Each component and system on the manufacturing line is generating data that needs to be processed rapidly, including metrology and inspection systems. Intelligent sensors, real-time-capable signal processors, and high-performance data processing enable new ways of managing the flood of data to run factories more efficiently and effectively. By leveraging gigabit connectivity and edge computing standards, big data can help not only consolidate information from data lakes (individual factories) and ponds/streams (edge computing), but also data oceans (cluster of factories), allowing companies to run manufacturing at a global level across multiple geographies and time zones.

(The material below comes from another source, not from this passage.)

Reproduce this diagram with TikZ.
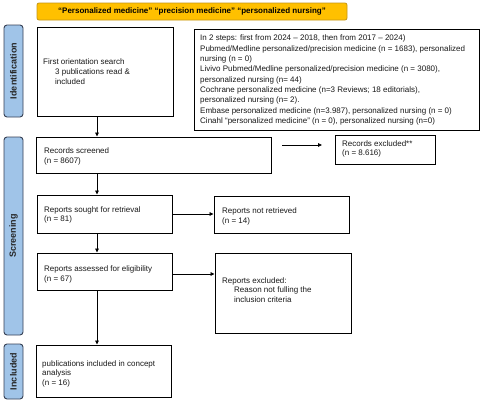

From all of this data, manufacturers can assess the status of production, and build more efficient supply chains and production plans. Such improvements include performing more proactive preventive maintenance to minimize downtime, reducing waste through improved process control, and storing measurement data on incoming materials, production processes, production conditions, and more. While managing this mountain of data can be an intimidating task, the end result of this effort is a higher quality product produced at a lower overall cost.
Coined by the World Economic Forum (WEF) in 2016, the Fourth Industrial Revolution (4IR) is the fourth major industrial era since the initial Industrial Revolution of the 18th century. Industry 4.0 really refers to manufacturing-oriented advancements, similar to how Service 4.0 refers to the Service organization advancements.
Industry 4.0 can be described as a range of new technologies that are fusing the physical and digital worlds, and impacting all disciplines, economies, and industries. Driven by innovations in robotics, automation, telecommunications, cloud computing, big data, and AI, Industry 4.0 has transformed manufacturing, supply chains, and product innovation, and the tremendous impact on quality improvement and monitoring is just the beginning. Quality 4.0 is about synchronizing quality management with the 4IR to bring about efficiency, productivity, and innovation. And, DWFritz is at the forefront of these industrial transformations that the world is currently witnessing.